Return the lines below exactly, from the first line to the line that contains "(0,0) rectangle (887,1389);". Leave out pictures.

——

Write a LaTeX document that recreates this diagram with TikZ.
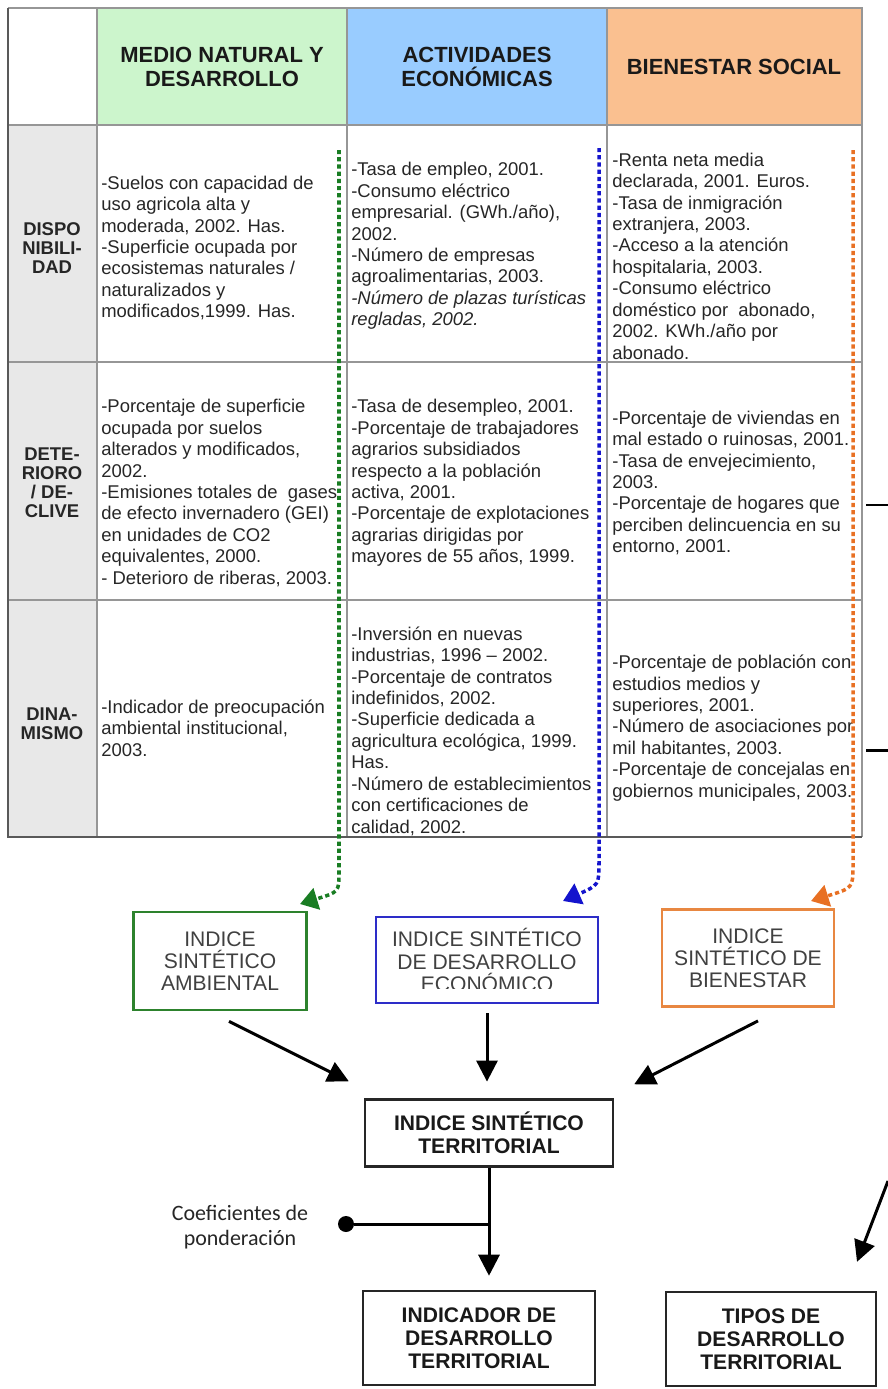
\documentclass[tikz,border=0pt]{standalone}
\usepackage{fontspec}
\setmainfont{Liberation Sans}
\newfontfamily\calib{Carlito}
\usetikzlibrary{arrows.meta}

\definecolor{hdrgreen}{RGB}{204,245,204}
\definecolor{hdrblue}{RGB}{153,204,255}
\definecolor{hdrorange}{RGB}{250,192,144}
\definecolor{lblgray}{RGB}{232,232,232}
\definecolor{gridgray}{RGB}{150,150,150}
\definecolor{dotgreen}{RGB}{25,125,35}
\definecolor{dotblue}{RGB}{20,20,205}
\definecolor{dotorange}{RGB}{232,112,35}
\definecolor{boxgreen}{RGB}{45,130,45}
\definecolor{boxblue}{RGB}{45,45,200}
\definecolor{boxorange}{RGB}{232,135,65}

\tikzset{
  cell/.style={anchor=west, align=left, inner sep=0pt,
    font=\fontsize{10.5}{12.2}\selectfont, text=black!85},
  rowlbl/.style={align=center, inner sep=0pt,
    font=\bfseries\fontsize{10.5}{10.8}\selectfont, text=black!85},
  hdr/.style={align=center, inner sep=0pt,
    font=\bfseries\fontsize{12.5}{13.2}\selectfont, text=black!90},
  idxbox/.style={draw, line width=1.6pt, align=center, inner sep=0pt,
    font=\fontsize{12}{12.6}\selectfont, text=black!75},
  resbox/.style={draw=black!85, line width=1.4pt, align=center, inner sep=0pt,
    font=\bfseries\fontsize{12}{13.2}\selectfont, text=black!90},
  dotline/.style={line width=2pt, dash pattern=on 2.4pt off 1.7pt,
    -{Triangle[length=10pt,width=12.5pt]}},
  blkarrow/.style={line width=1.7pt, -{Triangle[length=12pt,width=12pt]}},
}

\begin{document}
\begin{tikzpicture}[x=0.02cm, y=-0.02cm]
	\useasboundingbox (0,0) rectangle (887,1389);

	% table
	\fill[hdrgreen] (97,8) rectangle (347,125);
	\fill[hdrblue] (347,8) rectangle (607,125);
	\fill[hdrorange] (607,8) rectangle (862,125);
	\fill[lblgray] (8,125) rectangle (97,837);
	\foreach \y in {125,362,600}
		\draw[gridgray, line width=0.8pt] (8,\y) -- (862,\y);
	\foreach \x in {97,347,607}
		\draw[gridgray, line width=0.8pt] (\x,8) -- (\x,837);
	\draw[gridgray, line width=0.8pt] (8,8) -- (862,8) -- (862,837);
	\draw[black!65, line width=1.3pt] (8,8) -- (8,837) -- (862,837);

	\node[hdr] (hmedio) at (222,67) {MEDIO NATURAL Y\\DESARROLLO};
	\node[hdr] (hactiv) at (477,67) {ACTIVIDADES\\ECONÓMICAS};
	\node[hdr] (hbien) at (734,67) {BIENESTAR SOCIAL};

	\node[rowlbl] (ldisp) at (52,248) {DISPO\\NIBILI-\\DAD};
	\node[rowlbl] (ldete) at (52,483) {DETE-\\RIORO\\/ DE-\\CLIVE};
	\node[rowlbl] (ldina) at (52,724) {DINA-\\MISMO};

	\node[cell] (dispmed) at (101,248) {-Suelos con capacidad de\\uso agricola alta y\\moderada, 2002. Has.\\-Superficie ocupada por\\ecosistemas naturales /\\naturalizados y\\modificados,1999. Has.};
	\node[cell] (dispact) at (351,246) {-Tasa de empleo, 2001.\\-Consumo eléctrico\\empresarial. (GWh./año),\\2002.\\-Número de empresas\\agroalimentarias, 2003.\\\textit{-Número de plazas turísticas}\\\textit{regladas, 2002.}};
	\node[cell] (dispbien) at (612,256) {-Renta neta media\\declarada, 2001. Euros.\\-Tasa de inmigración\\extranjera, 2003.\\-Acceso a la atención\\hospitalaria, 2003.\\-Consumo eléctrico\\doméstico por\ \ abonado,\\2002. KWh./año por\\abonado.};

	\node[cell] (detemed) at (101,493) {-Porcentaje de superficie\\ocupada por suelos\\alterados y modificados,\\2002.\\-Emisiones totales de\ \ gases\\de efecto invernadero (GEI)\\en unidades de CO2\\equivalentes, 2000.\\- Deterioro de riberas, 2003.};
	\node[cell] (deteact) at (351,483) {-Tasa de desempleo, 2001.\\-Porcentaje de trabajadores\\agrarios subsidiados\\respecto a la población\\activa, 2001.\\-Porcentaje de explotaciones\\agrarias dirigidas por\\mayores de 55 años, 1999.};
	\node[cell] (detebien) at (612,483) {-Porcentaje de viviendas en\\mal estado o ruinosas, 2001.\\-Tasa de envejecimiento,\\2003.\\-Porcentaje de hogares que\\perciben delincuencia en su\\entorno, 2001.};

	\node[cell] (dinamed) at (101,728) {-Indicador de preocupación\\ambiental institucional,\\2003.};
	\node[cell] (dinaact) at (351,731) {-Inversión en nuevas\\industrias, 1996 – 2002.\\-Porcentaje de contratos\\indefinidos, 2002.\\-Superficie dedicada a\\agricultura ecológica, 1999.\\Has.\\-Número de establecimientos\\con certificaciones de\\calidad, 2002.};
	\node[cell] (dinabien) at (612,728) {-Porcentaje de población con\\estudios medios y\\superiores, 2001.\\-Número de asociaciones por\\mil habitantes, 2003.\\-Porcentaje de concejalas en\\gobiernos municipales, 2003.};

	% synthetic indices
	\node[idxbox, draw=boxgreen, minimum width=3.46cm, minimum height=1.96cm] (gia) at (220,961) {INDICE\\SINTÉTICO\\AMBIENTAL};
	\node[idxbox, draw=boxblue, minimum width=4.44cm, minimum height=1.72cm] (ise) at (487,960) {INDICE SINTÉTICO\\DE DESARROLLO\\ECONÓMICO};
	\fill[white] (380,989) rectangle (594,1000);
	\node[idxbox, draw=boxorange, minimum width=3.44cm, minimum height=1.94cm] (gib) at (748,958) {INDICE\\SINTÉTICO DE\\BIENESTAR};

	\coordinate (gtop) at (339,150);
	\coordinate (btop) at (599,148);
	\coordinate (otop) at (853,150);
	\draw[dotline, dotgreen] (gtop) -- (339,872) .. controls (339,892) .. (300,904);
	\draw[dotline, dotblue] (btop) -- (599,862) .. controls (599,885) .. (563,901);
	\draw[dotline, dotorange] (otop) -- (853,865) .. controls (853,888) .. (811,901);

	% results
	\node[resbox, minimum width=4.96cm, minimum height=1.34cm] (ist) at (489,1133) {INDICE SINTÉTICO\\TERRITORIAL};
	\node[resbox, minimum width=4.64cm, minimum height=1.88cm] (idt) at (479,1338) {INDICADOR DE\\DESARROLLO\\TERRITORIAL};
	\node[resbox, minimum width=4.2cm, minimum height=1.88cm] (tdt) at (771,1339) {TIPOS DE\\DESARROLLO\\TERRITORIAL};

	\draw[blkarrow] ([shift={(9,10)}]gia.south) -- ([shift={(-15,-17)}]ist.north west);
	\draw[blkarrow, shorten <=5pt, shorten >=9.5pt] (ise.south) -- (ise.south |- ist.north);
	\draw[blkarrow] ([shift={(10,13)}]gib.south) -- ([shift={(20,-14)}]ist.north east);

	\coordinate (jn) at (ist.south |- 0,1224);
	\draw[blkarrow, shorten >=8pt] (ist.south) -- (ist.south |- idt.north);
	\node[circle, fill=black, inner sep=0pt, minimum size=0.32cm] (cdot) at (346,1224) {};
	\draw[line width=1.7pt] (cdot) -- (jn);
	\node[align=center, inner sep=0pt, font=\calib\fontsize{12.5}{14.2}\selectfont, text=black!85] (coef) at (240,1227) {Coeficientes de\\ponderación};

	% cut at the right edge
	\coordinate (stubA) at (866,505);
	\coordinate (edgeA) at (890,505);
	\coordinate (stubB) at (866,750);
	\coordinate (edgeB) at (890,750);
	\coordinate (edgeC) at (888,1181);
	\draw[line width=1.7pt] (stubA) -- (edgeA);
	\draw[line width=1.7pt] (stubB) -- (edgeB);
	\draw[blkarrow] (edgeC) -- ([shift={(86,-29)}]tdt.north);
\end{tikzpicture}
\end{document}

——

## OUTPUT OF THE EXERCISE
Write a LaTeX document that recreates this diagram with TikZ.
\documentclass[tikz,border=0pt]{standalone}
\usepackage{fontspec}
\setmainfont{Liberation Sans}
\newfontfamily\calib{Carlito}
\usetikzlibrary{arrows.meta}

\definecolor{hdrgreen}{RGB}{204,245,204}
\definecolor{hdrblue}{RGB}{153,204,255}
\definecolor{hdrorange}{RGB}{250,192,144}
\definecolor{lblgray}{RGB}{232,232,232}
\definecolor{gridgray}{RGB}{150,150,150}
\definecolor{dotgreen}{RGB}{25,125,35}
\definecolor{dotblue}{RGB}{20,20,205}
\definecolor{dotorange}{RGB}{232,112,35}
\definecolor{boxgreen}{RGB}{45,130,45}
\definecolor{boxblue}{RGB}{45,45,200}
\definecolor{boxorange}{RGB}{232,135,65}

\tikzset{
  cell/.style={anchor=west, align=left, inner sep=0pt,
    font=\fontsize{10.5}{12.2}\selectfont, text=black!85},
  rowlbl/.style={align=center, inner sep=0pt,
    font=\bfseries\fontsize{10.5}{10.8}\selectfont, text=black!85},
  hdr/.style={align=center, inner sep=0pt,
    font=\bfseries\fontsize{12.5}{13.2}\selectfont, text=black!90},
  idxbox/.style={draw, line width=1.6pt, align=center, inner sep=0pt,
    font=\fontsize{12}{12.6}\selectfont, text=black!75},
  resbox/.style={draw=black!85, line width=1.4pt, align=center, inner sep=0pt,
    font=\bfseries\fontsize{12}{13.2}\selectfont, text=black!90},
  dotline/.style={line width=2pt, dash pattern=on 2.4pt off 1.7pt,
    -{Triangle[length=10pt,width=12.5pt]}},
  blkarrow/.style={line width=1.7pt, -{Triangle[length=12pt,width=12pt]}},
}

\begin{document}
\begin{tikzpicture}[x=0.02cm, y=-0.02cm]
	\useasboundingbox (0,0) rectangle (887,1389);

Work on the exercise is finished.